[Python-ideas] Control Flow - Never Executed Loop Body

Franklin? Lee leewangzhong+python at gmail.com
Sun Mar 20 22:41:02 EDT 2016


On Mar 20, 2016 10:10 PM, "Andrew Barnert via Python-ideas" <
python-ideas at python.org> wrote:
>
> On Mar 20, 2016, at 18:32, Steven D'Aprano <steve at pearwood.info> wrote:
> >
> >> On Sun, Mar 20, 2016 at 01:16:50PM -0700, Andrew Barnert via
Python-ideas wrote:
> >>> On Mar 20, 2016, at 11:12, Sven R. Kunze <srkunze at mail.de> wrote:
> >>>
> >>> Issues
> >>> People I talked to suggested "else" as an alternative to "empty"
because "empty is not quite clear". Unfortunately, "else" is already taken
and is itself not quite clear. "then" has been proposed as an alternative
for "else" in an attempt for proper understanding of "else". If that would
be an accepted proposal, it would make room for "else" to be used for the
usage of the "empty keyword proposed here.
> >>
> >> Besides the backward compatibility issue, changing "else" to "then"
> >> would be horribly confusing. I suspect anyone who thinks that would be
> >> an improvement doesn't actually understand or like for...else, and
> >> they'd be happier just eliminating it, not renaming it.
> >
> > "then" is my idea, and not only do I understand "for...else", but I like
> > it and use it, and certainly don't want to eliminate it. I just hate the
> > keyword used.
> >
> > Let me just start by saying that I realise that actually changing
> > "for...else" to "for...then" is at least 8 years too late, so I know
> > this is a non-starter. It would be particularly confusing to change
> > "else" to "then" AND add a new "else" with different semantics at the
> > same time.
> >
> >> An else clause is testing that no break was hit inside the loop. Look
> >> at a typical example:
> >
> > That's one way of thinking about it. But I don't think it is helpful to
> > think of it as setting an invisible flag "a break was hit inside the
> > loop", and then testing it. I think that a more natural way to think
> > about it is that "break" jumps out of the entire for...else compound
> > statement. This has the big advantage that it actually matches what the
> > byte code does in all the versions I've looked at.
>
> The way I've always thought about it is that it's more like a try/else
than an if/else: it runs unless you've jumped out of the whole for
statement (via break instead of raise).

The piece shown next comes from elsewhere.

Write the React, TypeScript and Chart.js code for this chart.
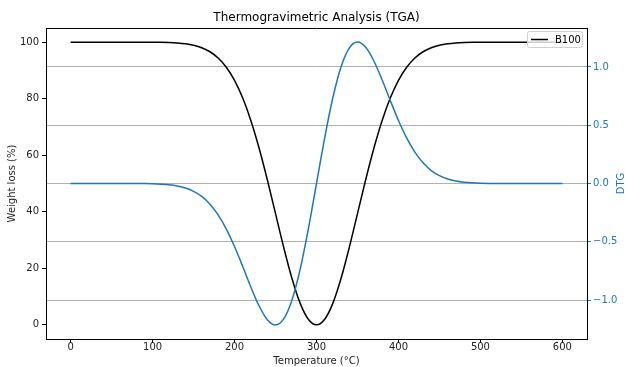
import React, { useEffect, useRef } from "react";
import { Chart, registerables } from "chart.js";

Chart.register(...registerables);

const temperature = [
  0, 10, 20, 30, 40, 50, 60, 70, 80, 90, 100, 110, 120, 130, 140, 150, 160, 170, 180, 190,
  200, 210, 220, 230, 240, 250, 260, 270, 280, 290, 300, 310, 320, 330, 340, 350, 360, 370,
  380, 390, 400, 410, 420, 430, 440, 450, 460, 470, 480, 490, 500, 510, 520, 530, 540, 550,
  560, 570, 580, 590, 600,
];

const weightLoss = [
  100, 100, 100, 100, 100, 100, 100, 100, 100,
  99.99, 99.97, 99.93, 99.85, 99.69, 99.4, 98.89, 98.02, 96.6, 94.39, 91.11,
  86.47, 80.21, 72.2, 62.47, 51.32, 39.35, 27.39, 16.47, 7.69, 1.98,
  0,
  1.98, 7.69, 16.47, 27.39, 39.35, 51.32, 62.47, 72.2, 80.21, 86.47,
  91.11, 94.39, 96.6, 98.02, 98.89, 99.4, 99.69, 99.85, 99.93, 99.97, 99.99,
  100, 100, 100, 100, 100, 100, 100, 100, 100,
];

const dtg = [
  0, 0, 0, 0, 0, 0, 0, 0, 0,
  -0.001, -0.003, -0.006, -0.011, -0.021, -0.038, -0.067, -0.111, -0.177, -0.269, -0.391,
  -0.541, -0.712, -0.89, -1.051, -1.168, -1.213, -1.162, -1.002, -0.738, -0.392,
  0,
  0.392, 0.738, 1.002, 1.162, 1.213, 1.168, 1.051, 0.89, 0.712, 0.541,
  0.391, 0.269, 0.177, 0.111, 0.067, 0.038, 0.021, 0.011, 0.006, 0.003, 0.001,
  0, 0, 0, 0, 0, 0, 0, 0, 0,
];

const xTicks = [0, 100, 200, 300, 400, 500, 600];
const weightTicks = [0, 20, 40, 60, 80, 100];
const dtgTicks = [-1.0, -0.5, 0.0, 0.5, 1.0];

const seriesLabel = "B100";
const chartTitle = "Thermogravimetric Analysis (TGA)";
const xTitle = "Temperature (°C)";
const yTitle = "Weight loss (%)";
const y1Title = "DTG";

const BLUE = "#1f77b4";
const FONT = "'DejaVu Sans', sans-serif";

const decorPlugin = {
  id: "decor",
  afterDraw(chart: any) {
    const { ctx, chartArea: ca } = chart;
    ctx.save();
    ctx.strokeStyle = "#000";
    ctx.lineWidth = 1;
    ctx.beginPath();
    ctx.moveTo(ca.left, ca.top + 0.5);
    ctx.lineTo(ca.right, ca.top + 0.5);
    ctx.stroke();
    ctx.fillStyle = "#000";
    ctx.font = `12px ${FONT}`;
    ctx.textAlign = "center";
    ctx.textBaseline = "middle";
    ctx.fillText(chartTitle, (ca.left + ca.right) / 2, 18);
    ctx.save();
    ctx.translate(621, (ca.top + ca.bottom) / 2);
    ctx.rotate(-Math.PI / 2);
    ctx.fillStyle = BLUE;
    ctx.font = `10px ${FONT}`;
    ctx.fillText(y1Title, 0, 0);
    ctx.restore();
    const bx = ca.right - 60;
    const by = ca.top + 3;
    const bw = 55;
    const bh = 16;
    ctx.fillStyle = "rgba(255,255,255,0.8)";
    ctx.strokeStyle = "#d0d0d0";
    ctx.lineWidth = 1;
    ctx.beginPath();
    ctx.roundRect(bx + 0.5, by + 0.5, bw, bh, 2);
    ctx.fill();
    ctx.stroke();
    ctx.strokeStyle = "#000";
    ctx.lineWidth = 1.5;
    ctx.beginPath();
    ctx.moveTo(bx + 4, by + bh / 2 + 0.5);
    ctx.lineTo(bx + 21, by + bh / 2 + 0.5);
    ctx.stroke();
    ctx.fillStyle = "#000";
    ctx.font = `10px ${FONT}`;
    ctx.textAlign = "left";
    ctx.textBaseline = "middle";
    ctx.fillText(seriesLabel, bx + 28, by + bh / 2 + 1);
    ctx.restore();
  },
};

export default function App() {
  const ref = useRef<HTMLCanvasElement>(null);

  useEffect(() => {
    if (!ref.current) return;
    const chart = new Chart(ref.current, {
      type: "line",
      data: {
        datasets: [
          {
            label: seriesLabel,
            data: temperature.map((t, i) => ({ x: t, y: weightLoss[i] })),
            borderColor: "#000",
            borderWidth: 1.5,
            pointRadius: 0,
            cubicInterpolationMode: "monotone",
            yAxisID: "y",
            order: 1,
          },
          {
            label: y1Title,
            data: temperature.map((t, i) => ({ x: t, y: dtg[i] })),
            borderColor: BLUE,
            borderWidth: 1.5,
            pointRadius: 0,
            cubicInterpolationMode: "monotone",
            yAxisID: "y1",
            order: 0,
          },
        ],
      },
      options: {
        responsive: false,
        animation: false,
        devicePixelRatio: 1,
        layout: { padding: { top: 28, left: 0, right: 0, bottom: 0 } },
        plugins: {
          legend: { display: false },
          tooltip: { enabled: false },
          title: { display: false },
        },
        scales: {
          x: {
            type: "linear",
            min: -30,
            max: 630,
            afterFit: (s: any) => {
              s.height = 28;
            },
            afterBuildTicks: (s: any) => {
              s.ticks = xTicks.map((v) => ({ value: v }));
            },
            grid: {
              drawOnChartArea: false,
              drawTicks: true,
              tickLength: 4,
              tickColor: "#000",
            },
            border: { display: true, color: "#000", width: 1 },
            ticks: {
              color: "#222",
              font: { family: FONT, size: 10 },
              padding: -2,
              maxRotation: 0,
              callback: (v: any) => String(v),
            },
            title: {
              display: true,
              text: xTitle,
              color: "#222",
              font: { family: FONT, size: 10 },
              padding: { top: 0, bottom: 0 },
            },
          },
          y: {
            type: "linear",
            position: "left",
            min: -5,
            max: 105,
            afterFit: (s: any) => {
              s.width = 46;
            },
            afterBuildTicks: (s: any) => {
              s.ticks = weightTicks.map((v) => ({ value: v }));
            },
            grid: {
              drawOnChartArea: false,
              drawTicks: true,
              tickLength: 4,
              tickColor: "#000",
            },
            border: { display: true, color: "#000", width: 1 },
            ticks: {
              color: "#222",
              font: { family: FONT, size: 10 },
              padding: 3,
              callback: (v: any) => String(v),
            },
            title: {
              display: true,
              text: yTitle,
              color: "#222",
              font: { family: FONT, size: 10 },
              padding: { top: 6, bottom: 0 },
            },
          },
          y1: {
            type: "linear",
            position: "right",
            min: -1.334,
            max: 1.334,
            afterFit: (s: any) => {
              s.width = 38;
            },
            afterBuildTicks: (s: any) => {
              s.ticks = dtgTicks.map((v) => ({ value: v }));
            },
            grid: {
              drawOnChartArea: true,
              drawTicks: true,
              tickLength: 4,
              color: "#b0b0b0",
              lineWidth: 1,
              tickColor: BLUE,
            },
            border: { display: true, color: "#000", width: 1 },
            ticks: {
              color: BLUE,
              font: { family: FONT, size: 10 },
              padding: 2,
              callback: (v: any) => Number(v).toFixed(1).replace("-", "\u2212"),
            },
          },
        },
      },
      plugins: [decorPlugin],
    });
    return () => chart.destroy();
  }, []);

  return (
    <div style={{ position: "absolute", left: 0, top: 0, width: 625, height: 367 }}>
      <canvas ref={ref} width={625} height={367} style={{ display: "block" }} />
    </div>
  );
}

I think Nick Coghlan has a blog
post that explains this very nicely, showing both the novice-understandable
intuition and how a theoretical Python implementation could implement it
(which is close to how CPython actually does, but maybe simpler), so I
won't go over the details here.
>
> From what you write later, you also don't like the naming of try/else--in
which case it's not surprising that you don't like the naming of for/else.

I read the "else:", when attached to "try:", as "alternative to except:"
(which makes sense even if no explicit "except" block exists). In
"if-else", it means "alternative to if:" (or "if: and elif:"). If
"switch-case" existed, "else:" would mean "alternative to case:". But in
"for:"/"while:", there is no block keyword that the "else:" is the
alternative to. It definitely isn't the alternative to the loop block
itself, but that's probably the most common wrong intuition.

(Disclaimer: I use "for-else" and "try-else" when I can. I don't dislike
them at all. I'm just trying to explain the newbie confusion.)